細君譲渡事件は小田原事件の9年後(1930年)に起きている。この事件の前後における谷崎の行動にも不可解なものがある。1926年に、和田六郎と言う青年が押しかけ弟子として谷崎の家に居候をするようになるが、この青年が千代に夢中になり、谷崎もその愛を認めて千代と結婚させようとまでしたというのだ。このことは、寂聴尼が明らかにするまで、文壇では問題にされてこなかった。ところが、「蓼食ふ蟲」は、千代と和田との恋愛関係をテーマにした小説だというのである。

その辺の事情を寂聴尼は次のように書いている。「二人の恋をモデルにした"蓼食ふ蟲"は実に現実の恋愛事件と同時進行形で新聞に書かれていたという事実である。潤一郎は千代に六郎との恋を認めるかたわら、千代から六郎との恋の成行を詳細に報告させていたらしいことである。"蓼食ふ蟲"は実に恐ろしい小説である」

結局この二人の恋は成就せず(千代は六郎の子を妊娠・堕胎したこともあった)、六郎が姿をくらました後に、あの細君譲渡事件が起きるのである。

谷崎は結局千代を愛せなかったらしい。そこで今度は改めて千代を佐藤に譲渡する気になった。佐藤もそれを受け入れた。この二人は小田原事件後長く絶交状態にあったが、譲渡事件の起きる数年前には仲直りしていた。佐藤は千代と和田との関係も知っていたと思われるが、それにもかかわらず千代を受け入れた。よほど千代に惚れていたのである。

事件が起きた前後に谷崎の心をとらえていたのは、後に妻となる松子であるが、何故か谷崎は、千代と離婚した後すぐ松子と結婚する努力をせず(松子は他人の妻であった)、一旦古川丁未子と結婚する(1931年)。そして翌々年には丁未子と早々と離婚し、やがて松子と同棲を始めるようになる。彼らが正式に結婚するのは1935年、谷崎は48歳になっていた。

事実をひとつひとつ点検しながら、寂聴尼の視線は千代にやさしく、谷崎には厳しい。谷崎はあまりにも身勝手すぎる。その身勝手さを妻の千代は忍従した。被害者は一貫して千代の方であったのだ。
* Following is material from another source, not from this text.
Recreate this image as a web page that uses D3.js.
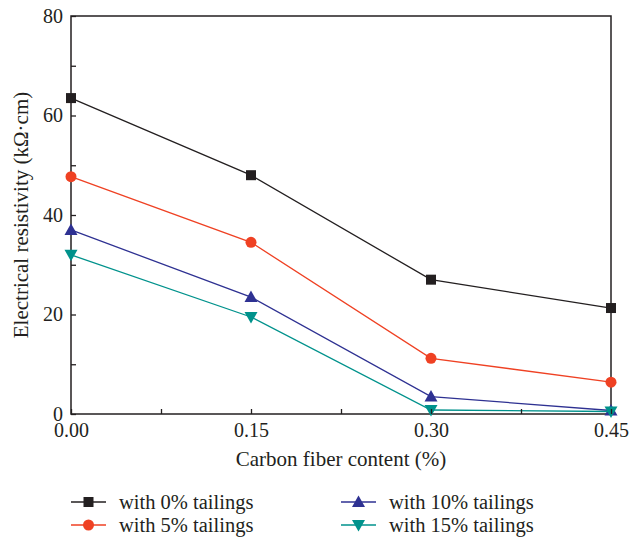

だから千代が谷崎と別れて佐藤と一緒になったのはよいことだった。千代は圧制者から解放されて本当に自分を愛してくれる男と一緒になることができたのだというわけである。そんな千代の傍らでは佐藤の影は薄い。佐藤は愛する女を進んで獲得することもできないぼんくらで女々しい男というふうに扱われている。まあ、例の「秋刀魚の歌」などを読む限りは、そういう女々しい男という印象は伝わってくる。

付録として、未亡人となった松子と、セイ子との対談が収録されている。セイ子のほうは91歳になっているが、年齢を感じさせないほど生き生きしていると寂聴は言っている。スタイルが抜群で顔は鼻筋が通っている、とても千代の妹とは思われない、もしかしたら種が違うのではないかと寂聴尼は言っている。ともあれナオミのモデルといわれるだけあって、奔放な生き方をしてきたらしい。谷崎から結婚を申し込まれた時には、いやだよといってあっさり断ったそうだが、それは谷崎がちびで醜男だったからだそうだ。

一方松子夫人のほうは、しゃきしゃきとした受け答えで、知性のあることを感じさせる。その夫人が最初谷崎に抱いた印象は異常さだったというから面白い。

なお題名の「つれなかりせばなかなかに」は千代への気持を歌った佐藤の詩の一節である。